I love sports. I find comfort in the clarity that they provide in an otherwise muddled world: there are good guys and bad, clear lines drawn, a known set of rules, and people who keep watch to make sure those rules are followed. Generally speaking I’m a very cynical person, but for whatever reason, I place some weird faith in the the process of athletic competition. And I want there to be beauty and fairness and goodness in it. I want to be able to believe that what happens on the court or the field is emblematic of something bigger. The backstories matter to me.
Which is why I found myself profoundly disappointed when the New England Patriots came from behind to pull off the biggest Super Bowl upset in history last Sunday. Like the kind of disappointment that’s usually reserved for when the Giants lose. And I will neither confirm nor deny whether or not the post-game drive home was filled with some pointed expletive-laced remarks, to which my boyfriend wisely chose not to respond.
I felt like the bad guys won.
The original idea for this post was a pre-game rallying cry of sorts: it was about how, despite the fact that the Giants were out of it, I would stay invested in the outcome of the game by embracing the hate I have for the Patriots—and I was going to invite everyone to do the same. I was going to talk about all the hate: for Belichick and his ridiculous sweatshirts. For Brady and his perfect face and his stupid pom-pom hat and his avocado ice cream. I was going to talk about what cheaters they all are, and I was very eager to draw attention to the fact that Brady is a Trump supporter. How much stronger of a metaphor could this writer ask for?
Unfortunately, I couldn’t get it together in time to finish it before the big game, so all of my witty observations were wasted.
But over the last few days, I realized something: my hate isn’t distributed evenly across the franchise, but rather is heavily weighted on the Patriots’ coach, Bill Belichick. As I said, backstories matter to me, and Belichick’s is a scowling, cold, jowly, win-at-all-costs kind of narrative.
In a Washington Post article, Sally Jenkins describes Belichick’s team philosophy, one which is widely based on the notion that team cohesiveness is built on flagellation of all players, regardless of position or celebrity status or years on the team. And it works because Brady signs off on it—he allows Belichick to deride him in front of the team. In the article, Jenkins quotes Brady’s father:
If you can shoot the big dog, all the other dogs in the pack are going to pay attention. . . . And the players love it because it signals that they’re all in this together. . . . When [Brady] gets knocked down, they all kind of revel in it.
When Brady gets knocked down, they all kind of revel in it. That’s how Belichick builds unity on his team. He withholds praise, doles out derision mercilessly, and discards players with a machine-like willingness as one would trading cards. Because ends justify means. Because money and power. Because winning. Because winning.
And the saddest part is that it works. Belichick’s notions about how to build a strong team does, in fact, lead to a plethora of Super Bowl victories and Best-There-Ever-Was statuses. Being callous and cruel pays off sometimes—a fact that I seem to understand about the real world, but can’t quite get my head around when it comes to sports.

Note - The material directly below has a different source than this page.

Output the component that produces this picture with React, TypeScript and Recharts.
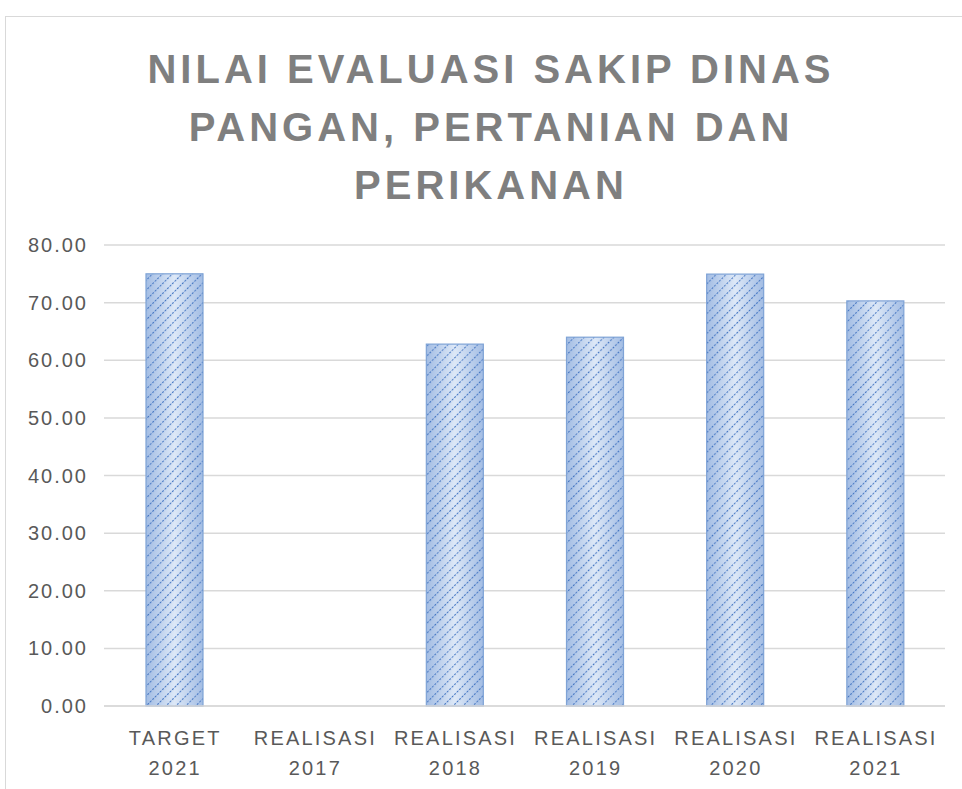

Now, for all the disclaimers:
- I am fully aware that there is a very dark underbelly to the world of sports: I know athletes get away with rape and domestic abuse; I know there are Lance Armstrongs in every sport; I know that people play dirty.
- I have no illusions about other teams being all warm and gooey—I understand that winning takes discipline and grit and criticism, and yes, even some yelling.
- And finally, I will admit that I might be singing a different tune if it was the Giants that Belichick was coaching to so many Super Bowls. Jealousy is nasty sometimes and for that hypocrisy, I take some responsibility.
I’m not naive about what the world of sports is. But that’s not the point—the point is what it could be. I look around these days and see the world pulling itself apart with fear and hatred, with bans and walls and greed—and I’m not sure I have any faith in what the wider world could be. Which is why, I suppose, I want to believe that there’s fairness, equity, and justice in the world of sports. And sometimes there just isn’t.
But hey, I’ve survived a lifetime of being a Knick fan—I can survive anything.